» **WHAT THIS TASK INVOLVES**
Render the material again word for word, skipping the pictures in it.
-- Begin --
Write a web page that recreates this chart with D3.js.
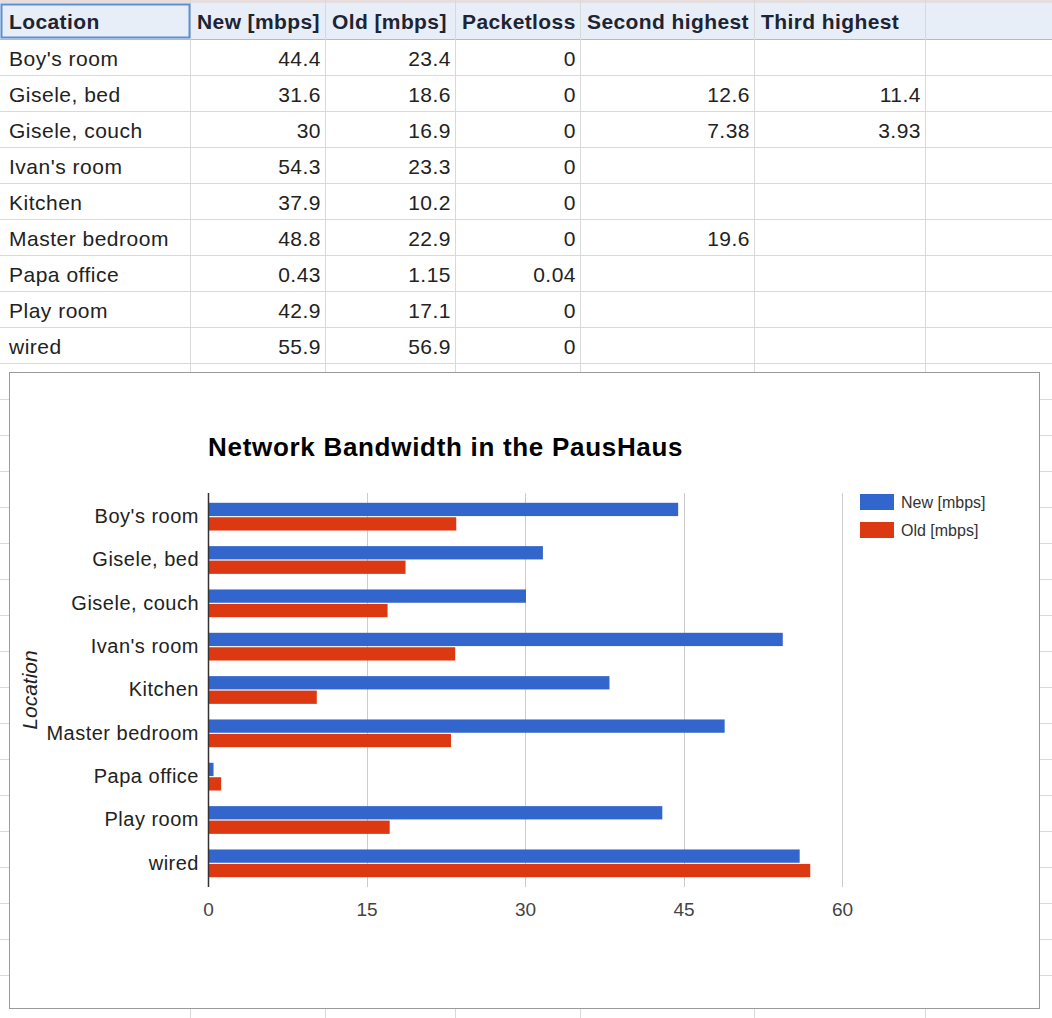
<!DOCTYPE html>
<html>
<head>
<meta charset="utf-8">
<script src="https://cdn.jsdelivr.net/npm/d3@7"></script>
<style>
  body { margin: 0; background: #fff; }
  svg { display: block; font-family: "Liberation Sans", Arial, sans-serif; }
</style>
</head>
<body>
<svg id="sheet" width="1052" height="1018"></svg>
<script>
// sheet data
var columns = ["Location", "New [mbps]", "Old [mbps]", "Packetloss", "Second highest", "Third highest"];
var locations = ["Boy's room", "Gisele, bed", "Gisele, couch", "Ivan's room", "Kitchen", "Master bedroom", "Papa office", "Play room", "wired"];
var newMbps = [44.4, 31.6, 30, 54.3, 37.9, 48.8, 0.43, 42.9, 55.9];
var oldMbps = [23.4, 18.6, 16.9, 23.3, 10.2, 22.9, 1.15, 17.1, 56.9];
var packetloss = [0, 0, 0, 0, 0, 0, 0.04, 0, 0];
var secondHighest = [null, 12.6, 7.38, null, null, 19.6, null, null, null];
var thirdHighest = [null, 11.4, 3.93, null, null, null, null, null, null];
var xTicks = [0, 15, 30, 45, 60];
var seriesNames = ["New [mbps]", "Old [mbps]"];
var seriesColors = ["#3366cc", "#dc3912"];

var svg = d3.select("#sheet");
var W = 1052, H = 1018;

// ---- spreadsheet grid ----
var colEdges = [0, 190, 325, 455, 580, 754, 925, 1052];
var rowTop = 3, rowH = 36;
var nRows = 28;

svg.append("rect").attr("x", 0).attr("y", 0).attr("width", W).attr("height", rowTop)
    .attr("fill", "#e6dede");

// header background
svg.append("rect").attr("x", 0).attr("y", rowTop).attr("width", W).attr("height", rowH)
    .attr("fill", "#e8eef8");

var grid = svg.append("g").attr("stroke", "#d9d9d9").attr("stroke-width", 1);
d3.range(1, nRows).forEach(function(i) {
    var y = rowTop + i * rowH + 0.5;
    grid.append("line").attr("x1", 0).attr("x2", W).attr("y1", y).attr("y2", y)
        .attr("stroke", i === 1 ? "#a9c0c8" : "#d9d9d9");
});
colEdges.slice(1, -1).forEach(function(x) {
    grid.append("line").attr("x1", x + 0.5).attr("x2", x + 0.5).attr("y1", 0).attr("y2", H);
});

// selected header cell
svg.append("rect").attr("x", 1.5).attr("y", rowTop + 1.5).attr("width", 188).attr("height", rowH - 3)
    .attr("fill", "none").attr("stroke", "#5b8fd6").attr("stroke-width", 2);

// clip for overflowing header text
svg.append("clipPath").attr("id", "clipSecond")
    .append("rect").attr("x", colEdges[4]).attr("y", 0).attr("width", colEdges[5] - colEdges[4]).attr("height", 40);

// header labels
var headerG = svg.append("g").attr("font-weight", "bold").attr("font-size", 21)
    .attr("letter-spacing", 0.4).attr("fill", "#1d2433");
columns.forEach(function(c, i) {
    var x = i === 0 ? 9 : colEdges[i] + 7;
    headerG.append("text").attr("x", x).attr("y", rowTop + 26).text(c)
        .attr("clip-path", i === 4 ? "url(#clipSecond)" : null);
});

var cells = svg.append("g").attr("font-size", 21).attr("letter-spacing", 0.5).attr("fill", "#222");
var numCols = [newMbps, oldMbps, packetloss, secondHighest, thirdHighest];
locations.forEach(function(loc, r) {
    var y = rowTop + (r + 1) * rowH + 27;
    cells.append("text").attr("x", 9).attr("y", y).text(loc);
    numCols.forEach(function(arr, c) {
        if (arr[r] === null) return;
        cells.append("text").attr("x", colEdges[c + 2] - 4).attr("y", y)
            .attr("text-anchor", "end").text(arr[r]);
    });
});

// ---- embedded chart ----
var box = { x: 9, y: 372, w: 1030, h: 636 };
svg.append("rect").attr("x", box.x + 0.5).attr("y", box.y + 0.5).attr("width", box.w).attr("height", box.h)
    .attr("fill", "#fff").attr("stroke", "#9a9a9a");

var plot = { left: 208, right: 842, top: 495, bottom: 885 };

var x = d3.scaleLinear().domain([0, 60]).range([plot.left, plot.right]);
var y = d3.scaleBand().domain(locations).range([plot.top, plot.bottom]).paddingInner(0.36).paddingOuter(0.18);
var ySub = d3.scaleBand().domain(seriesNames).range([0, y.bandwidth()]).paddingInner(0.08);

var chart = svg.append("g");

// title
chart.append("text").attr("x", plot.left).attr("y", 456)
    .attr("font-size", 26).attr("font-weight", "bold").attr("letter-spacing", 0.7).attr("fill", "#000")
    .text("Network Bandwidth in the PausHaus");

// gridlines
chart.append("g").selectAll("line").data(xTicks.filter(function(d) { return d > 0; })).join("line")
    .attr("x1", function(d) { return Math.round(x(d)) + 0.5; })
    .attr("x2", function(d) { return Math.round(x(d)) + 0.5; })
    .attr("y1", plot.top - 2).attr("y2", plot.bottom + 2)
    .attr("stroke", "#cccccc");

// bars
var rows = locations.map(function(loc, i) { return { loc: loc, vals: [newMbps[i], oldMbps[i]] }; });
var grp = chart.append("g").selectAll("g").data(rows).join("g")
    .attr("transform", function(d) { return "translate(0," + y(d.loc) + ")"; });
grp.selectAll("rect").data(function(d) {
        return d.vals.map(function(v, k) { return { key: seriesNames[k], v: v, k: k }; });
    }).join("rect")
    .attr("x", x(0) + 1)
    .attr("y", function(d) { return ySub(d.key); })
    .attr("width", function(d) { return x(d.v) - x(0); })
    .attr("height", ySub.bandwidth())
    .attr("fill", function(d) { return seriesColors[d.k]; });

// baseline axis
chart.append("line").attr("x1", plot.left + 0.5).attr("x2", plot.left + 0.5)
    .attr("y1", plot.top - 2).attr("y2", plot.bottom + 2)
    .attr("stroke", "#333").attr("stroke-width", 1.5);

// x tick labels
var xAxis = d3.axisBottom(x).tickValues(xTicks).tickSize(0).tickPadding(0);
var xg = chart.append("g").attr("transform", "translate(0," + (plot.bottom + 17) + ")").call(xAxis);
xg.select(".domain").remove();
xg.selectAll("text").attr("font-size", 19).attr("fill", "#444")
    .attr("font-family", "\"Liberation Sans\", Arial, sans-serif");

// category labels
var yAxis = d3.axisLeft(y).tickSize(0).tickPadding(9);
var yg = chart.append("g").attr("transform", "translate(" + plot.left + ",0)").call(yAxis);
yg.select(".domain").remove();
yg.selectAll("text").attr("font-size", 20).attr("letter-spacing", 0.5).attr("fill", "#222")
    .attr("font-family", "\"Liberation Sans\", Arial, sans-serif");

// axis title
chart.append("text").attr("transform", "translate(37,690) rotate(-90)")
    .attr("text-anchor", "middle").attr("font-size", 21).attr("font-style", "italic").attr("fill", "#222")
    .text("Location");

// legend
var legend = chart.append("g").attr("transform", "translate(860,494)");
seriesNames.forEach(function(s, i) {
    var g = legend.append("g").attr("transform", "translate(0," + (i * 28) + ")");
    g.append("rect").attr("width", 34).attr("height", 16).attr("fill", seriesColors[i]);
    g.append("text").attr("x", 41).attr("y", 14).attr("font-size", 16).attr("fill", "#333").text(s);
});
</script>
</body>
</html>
-- End --
» **OUTPUT FOR THIS TASK**
Write a web page that recreates this chart with D3.js.
<!DOCTYPE html>
<html>
<head>
<meta charset="utf-8">
<script src="https://cdn.jsdelivr.net/npm/d3@7"></script>
<style>
  body { margin: 0; background: #fff; }
  svg { display: block; font-family: "Liberation Sans", Arial, sans-serif; }
</style>
</head>
<body>
<svg id="sheet" width="1052" height="1018"></svg>
<script>
// sheet data
var columns = ["Location", "New [mbps]", "Old [mbps]", "Packetloss", "Second highest", "Third highest"];
var locations = ["Boy's room", "Gisele, bed", "Gisele, couch", "Ivan's room", "Kitchen", "Master bedroom", "Papa office", "Play room", "wired"];
var newMbps = [44.4, 31.6, 30, 54.3, 37.9, 48.8, 0.43, 42.9, 55.9];
var oldMbps = [23.4, 18.6, 16.9, 23.3, 10.2, 22.9, 1.15, 17.1, 56.9];
var packetloss = [0, 0, 0, 0, 0, 0, 0.04, 0, 0];
var secondHighest = [null, 12.6, 7.38, null, null, 19.6, null, null, null];
var thirdHighest = [null, 11.4, 3.93, null, null, null, null, null, null];
var xTicks = [0, 15, 30, 45, 60];
var seriesNames = ["New [mbps]", "Old [mbps]"];
var seriesColors = ["#3366cc", "#dc3912"];

var svg = d3.select("#sheet");
var W = 1052, H = 1018;

// ---- spreadsheet grid ----
var colEdges = [0, 190, 325, 455, 580, 754, 925, 1052];
var rowTop = 3, rowH = 36;
var nRows = 28;

svg.append("rect").attr("x", 0).attr("y", 0).attr("width", W).attr("height", rowTop)
    .attr("fill", "#e6dede");

// header background
svg.append("rect").attr("x", 0).attr("y", rowTop).attr("width", W).attr("height", rowH)
    .attr("fill", "#e8eef8");

var grid = svg.append("g").attr("stroke", "#d9d9d9").attr("stroke-width", 1);
d3.range(1, nRows).forEach(function(i) {
    var y = rowTop + i * rowH + 0.5;
    grid.append("line").attr("x1", 0).attr("x2", W).attr("y1", y).attr("y2", y)
        .attr("stroke", i === 1 ? "#a9c0c8" : "#d9d9d9");
});
colEdges.slice(1, -1).forEach(function(x) {
    grid.append("line").attr("x1", x + 0.5).attr("x2", x + 0.5).attr("y1", 0).attr("y2", H);
});

// selected header cell
svg.append("rect").attr("x", 1.5).attr("y", rowTop + 1.5).attr("width", 188).attr("height", rowH - 3)
    .attr("fill", "none").attr("stroke", "#5b8fd6").attr("stroke-width", 2);

// clip for overflowing header text
svg.append("clipPath").attr("id", "clipSecond")
    .append("rect").attr("x", colEdges[4]).attr("y", 0).attr("width", colEdges[5] - colEdges[4]).attr("height", 40);

// header labels
var headerG = svg.append("g").attr("font-weight", "bold").attr("font-size", 21)
    .attr("letter-spacing", 0.4).attr("fill", "#1d2433");
columns.forEach(function(c, i) {
    var x = i === 0 ? 9 : colEdges[i] + 7;
    headerG.append("text").attr("x", x).attr("y", rowTop + 26).text(c)
        .attr("clip-path", i === 4 ? "url(#clipSecond)" : null);
});

var cells = svg.append("g").attr("font-size", 21).attr("letter-spacing", 0.5).attr("fill", "#222");
var numCols = [newMbps, oldMbps, packetloss, secondHighest, thirdHighest];
locations.forEach(function(loc, r) {
    var y = rowTop + (r + 1) * rowH + 27;
    cells.append("text").attr("x", 9).attr("y", y).text(loc);
    numCols.forEach(function(arr, c) {
        if (arr[r] === null) return;
        cells.append("text").attr("x", colEdges[c + 2] - 4).attr("y", y)
            .attr("text-anchor", "end").text(arr[r]);
    });
});

// ---- embedded chart ----
var box = { x: 9, y: 372, w: 1030, h: 636 };
svg.append("rect").attr("x", box.x + 0.5).attr("y", box.y + 0.5).attr("width", box.w).attr("height", box.h)
    .attr("fill", "#fff").attr("stroke", "#9a9a9a");

var plot = { left: 208, right: 842, top: 495, bottom: 885 };

var x = d3.scaleLinear().domain([0, 60]).range([plot.left, plot.right]);
var y = d3.scaleBand().domain(locations).range([plot.top, plot.bottom]).paddingInner(0.36).paddingOuter(0.18);
var ySub = d3.scaleBand().domain(seriesNames).range([0, y.bandwidth()]).paddingInner(0.08);

var chart = svg.append("g");

// title
chart.append("text").attr("x", plot.left).attr("y", 456)
    .attr("font-size", 26).attr("font-weight", "bold").attr("letter-spacing", 0.7).attr("fill", "#000")
    .text("Network Bandwidth in the PausHaus");

// gridlines
chart.append("g").selectAll("line").data(xTicks.filter(function(d) { return d > 0; })).join("line")
    .attr("x1", function(d) { return Math.round(x(d)) + 0.5; })
    .attr("x2", function(d) { return Math.round(x(d)) + 0.5; })
    .attr("y1", plot.top - 2).attr("y2", plot.bottom + 2)
    .attr("stroke", "#cccccc");

// bars
var rows = locations.map(function(loc, i) { return { loc: loc, vals: [newMbps[i], oldMbps[i]] }; });
var grp = chart.append("g").selectAll("g").data(rows).join("g")
    .attr("transform", function(d) { return "translate(0," + y(d.loc) + ")"; });
grp.selectAll("rect").data(function(d) {
        return d.vals.map(function(v, k) { return { key: seriesNames[k], v: v, k: k }; });
    }).join("rect")
    .attr("x", x(0) + 1)
    .attr("y", function(d) { return ySub(d.key); })
    .attr("width", function(d) { return x(d.v) - x(0); })
    .attr("height", ySub.bandwidth())
    .attr("fill", function(d) { return seriesColors[d.k]; });

// baseline axis
chart.append("line").attr("x1", plot.left + 0.5).attr("x2", plot.left + 0.5)
    .attr("y1", plot.top - 2).attr("y2", plot.bottom + 2)
    .attr("stroke", "#333").attr("stroke-width", 1.5);

// x tick labels
var xAxis = d3.axisBottom(x).tickValues(xTicks).tickSize(0).tickPadding(0);
var xg = chart.append("g").attr("transform", "translate(0," + (plot.bottom + 17) + ")").call(xAxis);
xg.select(".domain").remove();
xg.selectAll("text").attr("font-size", 19).attr("fill", "#444")
    .attr("font-family", "\"Liberation Sans\", Arial, sans-serif");

// category labels
var yAxis = d3.axisLeft(y).tickSize(0).tickPadding(9);
var yg = chart.append("g").attr("transform", "translate(" + plot.left + ",0)").call(yAxis);
yg.select(".domain").remove();
yg.selectAll("text").attr("font-size", 20).attr("letter-spacing", 0.5).attr("fill", "#222")
    .attr("font-family", "\"Liberation Sans\", Arial, sans-serif");

// axis title
chart.append("text").attr("transform", "translate(37,690) rotate(-90)")
    .attr("text-anchor", "middle").attr("font-size", 21).attr("font-style", "italic").attr("fill", "#222")
    .text("Location");

// legend
var legend = chart.append("g").attr("transform", "translate(860,494)");
seriesNames.forEach(function(s, i) {
    var g = legend.append("g").attr("transform", "translate(0," + (i * 28) + ")");
    g.append("rect").attr("width", 34).attr("height", 16).attr("fill", seriesColors[i]);
    g.append("text").attr("x", 41).attr("y", 14).attr("font-size", 16).attr("fill", "#333").text(s);
});
</script>
</body>
</html>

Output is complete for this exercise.